Hawaii Wildfires: AG Subpoenas 3 Maui Agencies

    Photo: Flickr [via Wikimedia Commons]

    The Facts

    • Coming roughly four months after a series of wildfires in Maui, Hawaii, killed at least 100 people and displaced thousands of others, the state's Attorney General Anne Lopez announced Monday that she subpoenaed the Maui Emergency Management Agency (EMA), the County of Maui Department of Public Works (DPW) and the County of Maui Department of Water Supply (DWS).
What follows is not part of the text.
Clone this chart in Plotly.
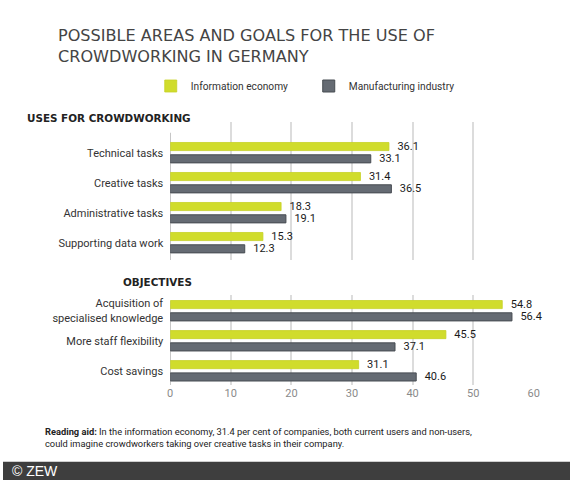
import plotly.graph_objects as go

# data
uses = ['Technical tasks', 'Creative tasks', 'Administrative tasks', 'Supporting data work']
uses_info = [36.1, 31.4, 18.3, 15.3]
uses_manuf = [33.1, 36.5, 19.1, 12.3]

objectives = ['Acquisition of<br>specialised knowledge', 'More staff flexibility', 'Cost savings']
obj_info = [54.8, 45.5, 31.1]
obj_manuf = [56.4, 37.1, 40.6]

x_ticks = [0, 10, 20, 30, 40, 50, 60]

GREEN = '#d0dc2c'
GREY = '#656b73'
FONT = 'Roboto, sans-serif'
HEAD = 'DejaVu Sans, sans-serif'
W, H = 578, 480   # page comes out a little wider than the 570 reference
RW = 570          # reference width, positions below are in reference pixels

fig = go.Figure()


def add_pair(cats, info, manuf, xaxis, yaxis, legend):
    label_font = dict(size=11, color='#1a1a1a', family=FONT)
    fig.add_trace(go.Bar(y=cats, x=info, orientation='h', name='Information economy',
                         marker=dict(color=GREEN, line=dict(color='#c6d226', width=0.8)),
                         width=0.27, offset=-0.34, xaxis=xaxis, yaxis=yaxis,
                         texttemplate='\u00a0\u00a0%{x:.1f}', textposition='outside',
                         constraintext='none', textfont=label_font,
                         cliponaxis=False, showlegend=legend, legendgroup='info'))
    fig.add_trace(go.Bar(y=cats, x=manuf, orientation='h', name='Manufacturing industry',
                         marker=dict(color=GREY, line=dict(color='#474c52', width=1)),
                         width=0.27, offset=0.07, xaxis=xaxis, yaxis=yaxis,
                         texttemplate='\u00a0\u00a0%{x:.1f}', textposition='outside',
                         constraintext='none', textfont=label_font,
                         cliponaxis=False, showlegend=legend, legendgroup='manuf'))


add_pair(uses, uses_info, uses_manuf, 'x2', 'y', True)
add_pair(objectives, obj_info, obj_manuf, 'x', 'y2', False)

grid = dict(showgrid=True, gridcolor='#dcdcdc', gridwidth=1.5, zeroline=False)
xdom = [167.5 / RW, 531.7 / RW]
cat_axis = dict(showgrid=False, zeroline=False, ticks='', ticklabelstandoff=6,
                tickfont=dict(size=11, color='#333333', family=FONT))

fig.update_layout(
    width=W, height=H,
    margin=dict(l=0, r=0, t=0, b=0),
    paper_bgcolor='white', plot_bgcolor='white',
    font=dict(family=FONT, color='#333333'),
    barmode='overlay',
    xaxis=dict(domain=xdom, range=[0, 60], tickvals=x_ticks, anchor='y2', ticks='',
               tickfont=dict(size=11, color='#8a8a8a', family=FONT), **grid),
    xaxis2=dict(domain=xdom, matches='x', anchor='y', tickvals=x_ticks,
                showticklabels=False, ticks='', **grid),
    yaxis=dict(domain=[1 - 260 / H, 1 - 122 / H], range=[3.577, -1.023], anchor='x2', **cat_axis),
    yaxis2=dict(domain=[1 - 385 / H, 1 - 295 / H], range=[2.473, -0.523], anchor='x', **cat_axis),
    legend=dict(orientation='h', x=148 / RW, y=1 - 86 / H, xanchor='left', yanchor='middle',
                font=dict(size=10.2, color='#333333', family=FONT), entrywidth=113,
                itemwidth=30, bgcolor='rgba(0,0,0,0)'),
)

# zero lines (shorter than the gridlines at the top)
for xref, yref, y0, y1 in [('x2', 'y', -0.667, 3.577), ('x', 'y2', -0.323, 2.473)]:
    fig.add_shape(type='line', xref=xref, yref=yref, x0=0, x1=0, y0=y0, y1=y1,
                  line=dict(color='#b4b4b4', width=1.5), layer='below')

# footer band
fig.add_shape(type='rect', xref='paper', yref='paper', x0=0, x1=1, y0=0, y1=18.3 / H,
              fillcolor='#3e3e3e', line=dict(width=0))

anns = [
    dict(text='POSSIBLE AREAS AND GOALS FOR THE USE OF<br>CROWDWORKING IN GERMANY',
         x=53 / RW, y=1 - 23.5 / H, xanchor='left', yanchor='top', align='left',
         font=dict(size=16.1, color='#444444', family=HEAD)),
    dict(text='<b>USES FOR CROWDWORKING</b>', x=190 / RW, y=1 - 118 / H,
         xanchor='right', yanchor='middle', font=dict(size=10.4, color='#222222', family=HEAD)),
    dict(text='<b>OBJECTIVES</b>', x=191 / RW, y=1 - 282 / H,
         xanchor='right', yanchor='middle', font=dict(size=10.4, color='#222222', family=HEAD)),
    dict(text='<b>Reading aid:</b> In the information economy, 31.4 per cent of companies, both current users and non-users,'
              '<br>could imagine crowdworkers taking over creative tasks in their company.',
         x=40 / RW, y=1 - 437 / H, xanchor='left', yanchor='middle', align='left',
         font=dict(size=9.3, color='#222222', family=FONT)),
    dict(text='© ZEW', x=7 / RW, y=8.8 / H, xanchor='left', yanchor='middle',
         font=dict(size=14, color='white', family='Liberation Sans, Arial')),
]
for a in anns:
    fig.add_annotation(xref='paper', yref='paper', showarrow=False, **a)

fig.write_html('out.html', config=dict(displayModeBar=False, responsive=False),
               post_script="document.body.style.margin='0';"
                           "document.documentElement.style.overflow='hidden';")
    • As the first phase of her investigation involves identifying where the fire broke out and a timeline of its spread, Lopez's office said the subpoenas will allow the "timely" collection of facts. The office also said that investigators at the Fire Safety Research Institute (FSRI), which Lopez hired, are still lacking "critical facts" from "several key stakeholders."


    The Spin

    Democratic narrative

    This entire tragedy needs to be reviewed from top to bottom, but that doesn't mean that local, state, or federal government agencies are specifically at fault for this. As Hawaii and its citizens work to rebuild their lives and communities and better prepare their institutions for future disasters, everyone from lawmakers to private companies and volunteers needs to continue to put money in the hands of these victims and work to enact policies to end the destruction of burning fossil fuels.

    Republican narrative

    Even if climate change played some type of role in these wildfires, the fact that emergency agencies failed so miserably in a state that faces natural disasters all the time — from Tsunamis to hurricanes to volcanic eruptions — should raise everyone's eyebrows. Police barricades blocked certain people from fleeing communities; the Department of Land and Natural Resources delayed the release of water; and the emergency alert system only sent alert texts to some communities. That is beyond negligent, and people need to be held responsible.

    Nerd narrative

    There's a 50% chance that the official death toll for the 2023 Hawaii wildfires will be at least 116 as of January 2024, according to the Metaculus prediction community.